The MicroPDF417 barcode is similar to the PDF417 format in that both derive their name from the “portable file format” and contain 4 bars and 4 spaces arranged within every 17 module codeword. It’s worth noting, however, that unlike MacroPDF417 and CompactPDF417 — which are considered special types of PDF417 — MicroPDF417 leverages a different symbology.
The original PDF417 format was created by Symbol Technologies in 1991; in 2006, ISO/IEC added its 24728:2006 specification for MicroPDF417 barcodes. This 2D barcode is designed to encode a moderate amount of information in a small space, allowing companies to reduce symbol size without sacrificing accuracy.

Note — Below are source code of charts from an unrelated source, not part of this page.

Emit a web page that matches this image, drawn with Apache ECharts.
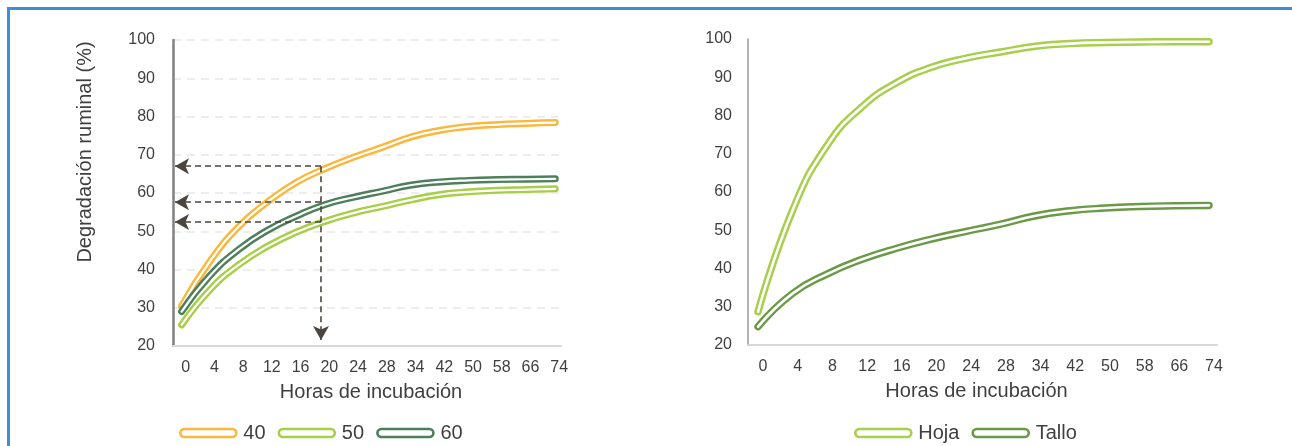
<!DOCTYPE html>
<html>
<head>
<meta charset="utf-8">
<script src="https://cdn.jsdelivr.net/npm/echarts@6/dist/echarts.min.js"></script>
<style>
html,body{margin:0;padding:0;background:#fff;}
#chart{position:absolute;left:0;top:0;width:1292px;height:446px;}
#frame{position:absolute;left:7px;top:7px;right:0;bottom:0;border-top:3px solid #3b8fd2;border-left:3px solid #3b8fd2;pointer-events:none;}
</style>
</head>
<body>
<div id="chart"></div>
<div id="frame"></div>
<script>
// Tick labels (hours of incubation), one per category position
const hours = ['0','4','8','12','16','20','24','28','34','42','50','58','66','74'];
const yTicksMin = 20, yTicksMax = 100, yTickStep = 10;

// Left chart: three treatments
const names40 = '40', names50 = '50', names60 = '60';
const s40 = [30.5, 42.3, 51.3, 57.7, 62.8, 66.4, 69.4, 72.0, 74.7, 76.4, 77.4, 77.9, 78.2, 78.4];
const s50 = [25.5, 34.8, 41.3, 46.1, 49.8, 52.6, 54.8, 56.5, 58.2, 59.6, 60.3, 60.7, 60.9, 61.1];
const s60 = [29.0, 38.5, 45.3, 50.3, 54.0, 57.0, 58.9, 60.5, 62.1, 62.9, 63.3, 63.5, 63.6, 63.7];

// Right chart: plant fraction
const hoja = [28.7, 55.3, 72.3, 82.3, 88.6, 92.6, 95.0, 96.6, 98.1, 98.8, 99.1, 99.2, 99.3, 99.3];
const tallo = [24.8, 33.5, 38.6, 42.4, 45.3, 47.7, 49.7, 51.6, 53.8, 55.1, 55.8, 56.2, 56.4, 56.5];

// Guide arrows on left chart (x in category-position units, y in %)
const guideX = 4.85;
const guideLevels = [67.0, 57.6, 52.4];
const guideXEnd = -0.23;
const guideYEnd = 21.6;

const C40 = '#fbb73c', C50 = '#a6ce47', C60 = '#4e7f5b', CHOJA = '#a8cf4b', CTALLO = '#6b9a46';
const FONT = 'Liberation Sans';
const TXT = '#3f3f3f';
const CAPSULE = 'path://M4,0 L52,0 A4,4 0 0 1 52,8 L4,8 A4,4 0 0 1 4,0 Z';

function pairs(arr){ return arr.map((v,i)=>[i,v]); }

function lineSeries(name, data, color, xi, outerW, innerW, extra){
  const base = {
    type:'line', name:name, xAxisIndex:xi, yAxisIndex:xi, data:pairs(data),
    smooth:0.5, symbol:'none', silent:true, animation:false
  };
  const outer = Object.assign({}, base, {
    color: color,
    lineStyle:{color:color, width:outerW, cap:'round', join:'round'}
  }, extra||{});
  const inner = Object.assign({}, base, {
    color: color,
    lineStyle:{color:'#ffffff', width:innerW, cap:'round', join:'round'}
  });
  return [outer, inner];
}

const guideData = [];
guideLevels.forEach(l => guideData.push([{coord:[guideX, l]}, {coord:[guideXEnd, l]}]));
guideData.push([{coord:[guideX, guideLevels[0]]}, {coord:[guideX, guideYEnd]}]);

const markLineGuides = {
  markLine:{
    silent:true, animation:false,
    symbol:['none','arrow'], symbolSize:[12,14],
    label:{show:false},
    lineStyle:{type:[6,4], color:'#4a453e', width:1.6},
    emphasis:{disabled:true},
    data: guideData
  }
};

const series = [].concat(
  lineSeries(names40, s40, C40, 0, 7, 2.2, markLineGuides),
  lineSeries(names50, s50, C50, 0, 7, 2.2),
  lineSeries(names60, s60, C60, 0, 7, 2.2),
  lineSeries('Hoja', hoja, CHOJA, 1, 7.5, 2.6),
  lineSeries('Tallo', tallo, CTALLO, 1, 7.5, 2.6)
);

function xAxis(gi, min, max, padLeft, nameShift, lineColor){
  return {
    type:'value', gridIndex:gi, min:min, max:max,
    name:'Horas de incubación', nameLocation:'middle', nameGap:36,
    nameTextStyle:{fontFamily:FONT, fontSize:20, color:TXT,
      padding: nameShift >= 0 ? [0,0,0,2*nameShift] : [0,-2*nameShift,0,0]},
    axisLine:{show:true, onZero:false, lineStyle:{color:lineColor, width:2}},
    axisTick:{show:false},
    splitLine:{show:false},
    axisLabel:{
      customValues: hours.map((h,i)=>i),
      formatter: v => hours[Math.round(v)],
      fontFamily:FONT, fontSize:16, color:TXT, margin:14,
      padding:[0,0,0,padLeft]
    }
  };
}

function yAxis(gi, showGrid, axisColor, axisW, margin, withName){
  const a = {
    type:'value', gridIndex:gi, min:yTicksMin, max:yTicksMax, interval:yTickStep,
    axisLine:{show:true, onZero:false, lineStyle:{color:axisColor, width:axisW}},
    axisTick:{show:false},
    axisLabel:{fontFamily:FONT, fontSize:16, color:TXT, margin:margin},
    splitLine:{show:showGrid, lineStyle:{color:'#e8e8e8', width:1.5, type:[8,6]}}
  };
  if (withName){
    a.name = 'Degradación ruminal (%)';
    a.nameLocation = 'middle';
    a.nameGap = 78;
    a.nameTextStyle = {fontFamily:FONT, fontSize:20, color:TXT, padding:[0,0,0,82]};
  }
  return a;
}

function legend(left, names, colors){
  return {
    left:left, top:423, orient:'horizontal', padding:0,
    icon:CAPSULE, itemWidth:56, itemHeight:8, itemGap:12,
    selectedMode:false,
    textStyle:{fontFamily:FONT, fontSize:20, color:TXT, padding:[0,0,0,2]},
    data: names.map((n,i)=>({name:n, itemStyle:{color:'#ffffff', borderColor:colors[i], borderWidth:2.6}}))
  };
}

const option = {
  backgroundColor:'#ffffff',
  animation:false,
  grid:[
    {left:173, top:40, width:388, height:306},
    {left:748, top:39, width:469, height:306}
  ],
  xAxis:[
    xAxis(0, -0.3, 13.2, 8, 4, '#d9d9d9'),
    xAxis(1, -0.29, 13.23, 10, -6, '#d6d6d6')
  ],
  yAxis:[
    yAxis(0, true, '#7f7f7f', 2.5, 18, true),
    yAxis(1, false, '#9a9a9a', 1.5, 16, false)
  ],
  legend:[
    legend(179, [names40, names50, names60], [C40, C50, C60]),
    legend(854, ['Hoja','Tallo'], [CHOJA, CTALLO])
  ],
  series: series
};

const chart = echarts.init(document.getElementById('chart'), null, {renderer:'canvas'});
chart.setOption(option);
</script>
</body>
</html>
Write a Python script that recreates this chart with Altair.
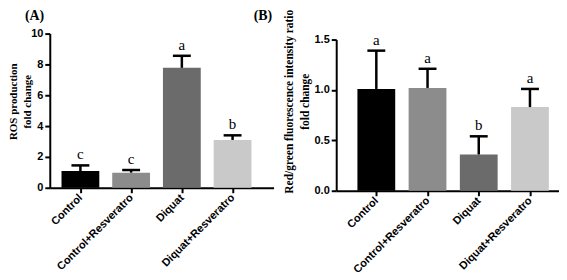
import json
import altair as alt
import pandas as pd

groups = ["Control", "Control+Resveratro", "Diquat", "Diquat+Resveratro"]
bar_colors = ["#000000", "#8c8c8c", "#6b6b6b", "#c9c9c9"]

ros_mean = [1.08, 0.98, 7.78, 3.1]
ros_upper = [1.45, 1.15, 8.56, 3.4]
ros_letters = ["c", "c", "a", "b"]
ros_ticks = [0, 2, 4, 6, 8, 10]

ratio_mean = [1.01, 1.02, 0.36, 0.83]
ratio_upper = [1.39, 1.21, 0.54, 1.01]
ratio_letters = ["a", "a", "b", "a"]
ratio_ticks = [0, 0.5, 1.0, 1.5]

label_expr = json.dumps(groups) + "[datum.value]"


def panel(mean, upper, letters, ticks, ydomain, yfmt, ytitle, xdomain,
          width, height, yrange, title_x, title_y, line_h, title_fs,
          panel_label, panel_dx):
    df = pd.DataFrame({
        "idx": list(range(len(groups))),
        "group": groups,
        "mean": mean,
        "upper": upper,
        "letter": letters,
    })
    xscale = alt.Scale(domain=xdomain, nice=False, zero=False)
    xaxis = alt.Axis(values=[0, 1, 2, 3], labelExpr=label_expr,
                     title=None, grid=False, labelAngle=-45,
                     labelAlign="right", labelBaseline="middle",
                     labelOverlap=False,
                     labelFont="Liberation Sans", labelFontWeight="bold",
                     labelFontSize=11, labelColor="black", labelPadding=3,
                     domainColor="black", domainWidth=2,
                     tickColor="black", tickWidth=2, tickSize=5)
    if yrange is not None:
        yscale = alt.Scale(domain=ydomain, nice=False, zero=True, range=yrange)
    else:
        yscale = alt.Scale(domain=ydomain, nice=False, zero=True)
    yaxis = alt.Axis(values=ticks, format=yfmt,
                     title=ytitle, grid=False,
                     labelOverlap=False,
                     labelFont="Liberation Sans", labelFontWeight="bold",
                     labelFontSize=11, labelColor="black", labelPadding=2,
                     domainColor="black", domainWidth=2,
                     tickColor="black", tickWidth=2, tickSize=5,
                     titleFont="Liberation Serif", titleFontWeight="bold",
                     titleFontSize=title_fs, titleColor="black",
                     titleAngle=-90, titleAlign="center",
                     titleBaseline="top", titleX=title_x, titleY=title_y,
                     titleLineHeight=line_h)
    X = alt.X("idx:Q", scale=xscale, axis=xaxis)
    base = alt.Chart(df)
    bars = base.mark_bar(size=38).encode(
        x=X, y=alt.Y("mean:Q", scale=yscale, axis=yaxis, title=ytitle),
        color=alt.Color("group:N", scale=alt.Scale(domain=groups, range=bar_colors),
                        legend=None))
    err = base.mark_rule(color="black", strokeWidth=2.5).encode(
        x=X, y=alt.Y("mean:Q", scale=yscale, axis=yaxis, title=ytitle), y2="upper:Q")
    cap = base.mark_rule(color="black", strokeWidth=2.5, xOffset=-9, x2Offset=9).encode(
        x=X, x2="idx:Q", y=alt.Y("upper:Q", scale=yscale, axis=yaxis, title=ytitle))
    txt = base.mark_text(font="Liberation Serif", fontSize=15, baseline="alphabetic",
                         dy=-6, color="black").encode(
        x=X, y=alt.Y("upper:Q", scale=yscale, axis=yaxis, title=ytitle),
        text="letter:N")
    lab = alt.Chart(pd.DataFrame({"label": [panel_label]})).mark_text(
        font="Liberation Serif", fontSize=14, fontWeight="bold", color="black",
        align="left", baseline="alphabetic").encode(
        x=alt.value(panel_dx), y=alt.value(-14), text="label:N")
    return alt.layer(bars, err, cap, txt, lab).properties(width=width, height=height)


chart_a = panel(ros_mean, ros_upper, ros_letters, ros_ticks, [0, 10], "d",
                ["ROS production", "fold change"], [-0.506, 3.71],
                225, 155, None, -42, 68, 14, 11, "(A)", -25)
chart_b = panel(ratio_mean, ratio_upper, ratio_letters, ratio_ticks, [0, 1.5], ".1f",
                ["Red/green fluorescence intensity ratio", "fold change"],
                [-0.686, 3.47], 224, 158, [158, 6], -53, 68, 16, 11.5, "(B)", -83)

chart = alt.hconcat(chart_a, chart_b, spacing=63, bounds="flush").properties(
    padding=0, background="white"
).configure_view(stroke=None)

chart.save("out.html", embed_options={"renderer": "svg", "actions": False})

While PDF417 and MicroPDF417 share the same approach to encodation, error correction and allow the same symbol characters, MicroPDF417 uses a unique set of 10-module-wide Row Access Patterns instead of PDF417’s 17-module-wide start/stop patterns and left/right row indicators. This allows barcode designers to significantly reduce the symbol width of MicroPDF417 barcode and also decrease its overall size. While this improves total data efficiency, it also lowers total data capacity.
Every MicroPDF417 symbol contains 4 – 44 rows and 1 – 4 columns, but only specific combinations of rows and columns are permitted:
- 1 column — 11, 14, 17, 20, 24, or 28 rows
- 2 columns — 8, 11, 14, 17, 20, 23, or 26 rows
- 3 columns — 6, 8, 10, 12, 15, 20, 26, 32, 38, or 44 rows
- 4 columns — 4, 6, 8, 10, 12, 15, 20, 26, 32, 38, or 44 rows
The MicroPDF417 format supports up to 250 text characters, 150 binary characters or 366 numeric characters when the data contained in the barcode is only numerical. It also permits the encoding of all printable ASCII characters 32 – 126 along with 9, 10, and 13. This format also includes character self-checking and is bi-directionally decodable.
Common Use Cases
This barcode type is used for composite codes in the GS1 DataBar family. Because of its ability to encode significant amounts of information across a very small space, it’s often used in food industry applications where packaging space is at a premium and codes must be quickly and easily read by hand-scanners to track origin, processing, and shipping information.